### GIVEN TASK
Repeat the listing exactly as given, omitting every image.

### COLLECTED MATERIAL
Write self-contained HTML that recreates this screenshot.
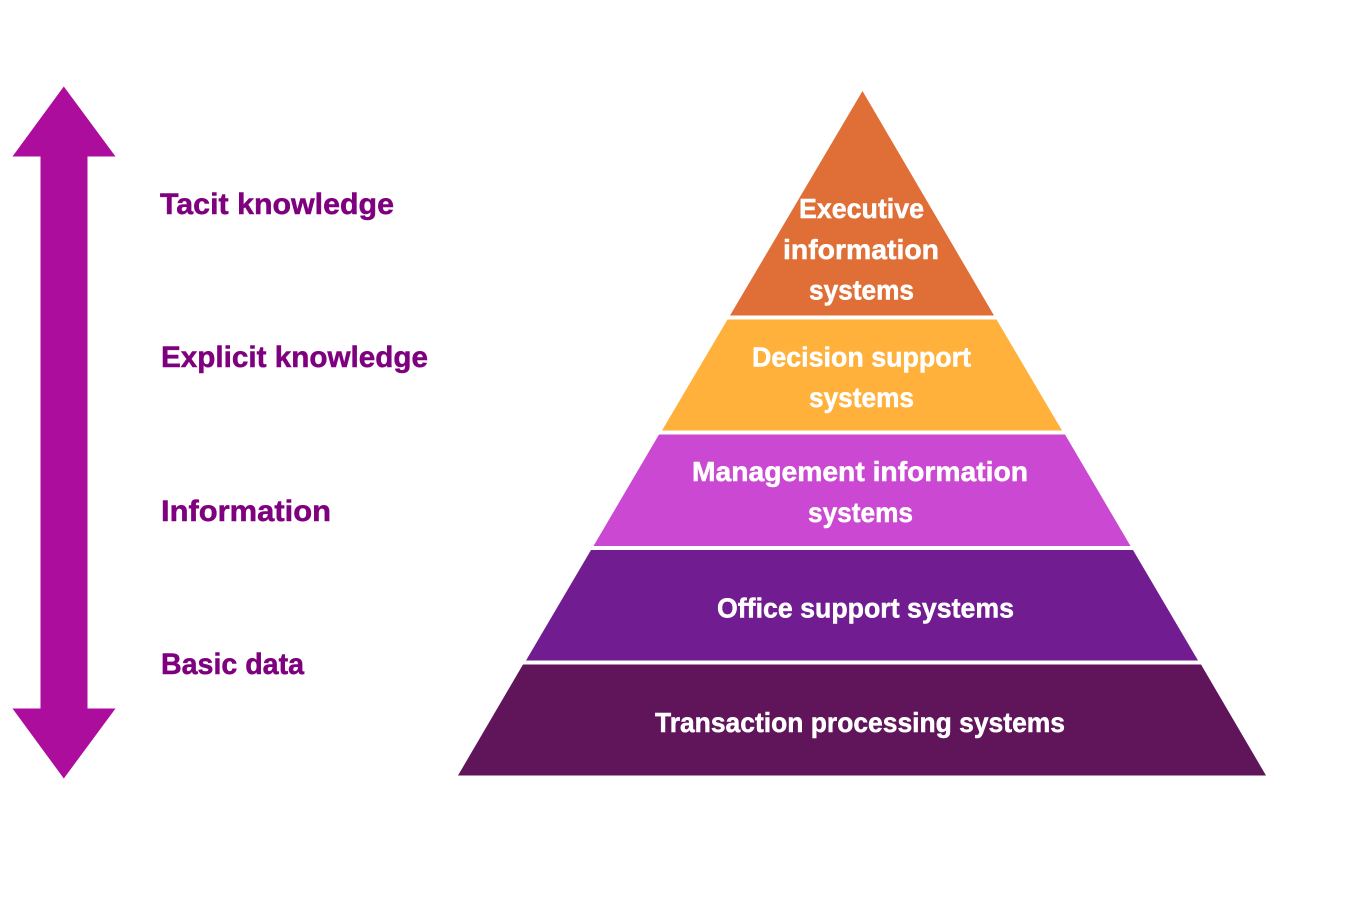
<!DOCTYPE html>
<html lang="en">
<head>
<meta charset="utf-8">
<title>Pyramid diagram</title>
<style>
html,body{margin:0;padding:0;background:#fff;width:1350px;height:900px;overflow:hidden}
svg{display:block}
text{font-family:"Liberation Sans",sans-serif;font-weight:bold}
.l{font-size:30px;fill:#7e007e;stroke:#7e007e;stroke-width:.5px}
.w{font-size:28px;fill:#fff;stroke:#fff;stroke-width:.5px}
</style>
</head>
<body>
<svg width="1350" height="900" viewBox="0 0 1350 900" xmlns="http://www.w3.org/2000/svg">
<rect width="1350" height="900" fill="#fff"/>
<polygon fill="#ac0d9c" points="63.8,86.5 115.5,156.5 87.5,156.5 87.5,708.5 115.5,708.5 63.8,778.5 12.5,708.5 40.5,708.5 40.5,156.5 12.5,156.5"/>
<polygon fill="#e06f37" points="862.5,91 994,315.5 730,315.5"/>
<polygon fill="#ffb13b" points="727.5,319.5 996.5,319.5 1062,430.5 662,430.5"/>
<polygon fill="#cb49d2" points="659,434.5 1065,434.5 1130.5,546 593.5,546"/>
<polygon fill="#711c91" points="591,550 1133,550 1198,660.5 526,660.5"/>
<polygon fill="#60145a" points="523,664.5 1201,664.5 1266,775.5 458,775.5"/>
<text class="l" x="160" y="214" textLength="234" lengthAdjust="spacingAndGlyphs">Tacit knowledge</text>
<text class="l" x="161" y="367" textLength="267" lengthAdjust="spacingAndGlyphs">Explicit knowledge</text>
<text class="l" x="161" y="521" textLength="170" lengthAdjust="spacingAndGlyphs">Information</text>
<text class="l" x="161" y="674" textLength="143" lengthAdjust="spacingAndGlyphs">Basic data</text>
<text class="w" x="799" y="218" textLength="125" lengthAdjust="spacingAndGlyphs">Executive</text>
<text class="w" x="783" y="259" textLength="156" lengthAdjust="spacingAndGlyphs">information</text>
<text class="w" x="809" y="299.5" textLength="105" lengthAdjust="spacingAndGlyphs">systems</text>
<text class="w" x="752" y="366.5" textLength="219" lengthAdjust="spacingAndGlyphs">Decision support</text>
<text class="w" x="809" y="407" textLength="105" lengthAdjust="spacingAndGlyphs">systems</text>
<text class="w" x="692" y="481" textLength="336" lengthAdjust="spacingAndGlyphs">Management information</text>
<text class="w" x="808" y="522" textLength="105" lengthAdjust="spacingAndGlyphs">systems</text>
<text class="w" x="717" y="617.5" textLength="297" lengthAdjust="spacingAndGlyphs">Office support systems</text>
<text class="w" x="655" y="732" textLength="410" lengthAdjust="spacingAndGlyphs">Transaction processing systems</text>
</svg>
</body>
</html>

### ANSWER IN FULL
Write self-contained HTML that recreates this screenshot.
<!DOCTYPE html>
<html lang="en">
<head>
<meta charset="utf-8">
<title>Pyramid diagram</title>
<style>
html,body{margin:0;padding:0;background:#fff;width:1350px;height:900px;overflow:hidden}
svg{display:block}
text{font-family:"Liberation Sans",sans-serif;font-weight:bold}
.l{font-size:30px;fill:#7e007e;stroke:#7e007e;stroke-width:.5px}
.w{font-size:28px;fill:#fff;stroke:#fff;stroke-width:.5px}
</style>
</head>
<body>
<svg width="1350" height="900" viewBox="0 0 1350 900" xmlns="http://www.w3.org/2000/svg">
<rect width="1350" height="900" fill="#fff"/>
<polygon fill="#ac0d9c" points="63.8,86.5 115.5,156.5 87.5,156.5 87.5,708.5 115.5,708.5 63.8,778.5 12.5,708.5 40.5,708.5 40.5,156.5 12.5,156.5"/>
<polygon fill="#e06f37" points="862.5,91 994,315.5 730,315.5"/>
<polygon fill="#ffb13b" points="727.5,319.5 996.5,319.5 1062,430.5 662,430.5"/>
<polygon fill="#cb49d2" points="659,434.5 1065,434.5 1130.5,546 593.5,546"/>
<polygon fill="#711c91" points="591,550 1133,550 1198,660.5 526,660.5"/>
<polygon fill="#60145a" points="523,664.5 1201,664.5 1266,775.5 458,775.5"/>
<text class="l" x="160" y="214" textLength="234" lengthAdjust="spacingAndGlyphs">Tacit knowledge</text>
<text class="l" x="161" y="367" textLength="267" lengthAdjust="spacingAndGlyphs">Explicit knowledge</text>
<text class="l" x="161" y="521" textLength="170" lengthAdjust="spacingAndGlyphs">Information</text>
<text class="l" x="161" y="674" textLength="143" lengthAdjust="spacingAndGlyphs">Basic data</text>
<text class="w" x="799" y="218" textLength="125" lengthAdjust="spacingAndGlyphs">Executive</text>
<text class="w" x="783" y="259" textLength="156" lengthAdjust="spacingAndGlyphs">information</text>
<text class="w" x="809" y="299.5" textLength="105" lengthAdjust="spacingAndGlyphs">systems</text>
<text class="w" x="752" y="366.5" textLength="219" lengthAdjust="spacingAndGlyphs">Decision support</text>
<text class="w" x="809" y="407" textLength="105" lengthAdjust="spacingAndGlyphs">systems</text>
<text class="w" x="692" y="481" textLength="336" lengthAdjust="spacingAndGlyphs">Management information</text>
<text class="w" x="808" y="522" textLength="105" lengthAdjust="spacingAndGlyphs">systems</text>
<text class="w" x="717" y="617.5" textLength="297" lengthAdjust="spacingAndGlyphs">Office support systems</text>
<text class="w" x="655" y="732" textLength="410" lengthAdjust="spacingAndGlyphs">Transaction processing systems</text>
</svg>
</body>
</html>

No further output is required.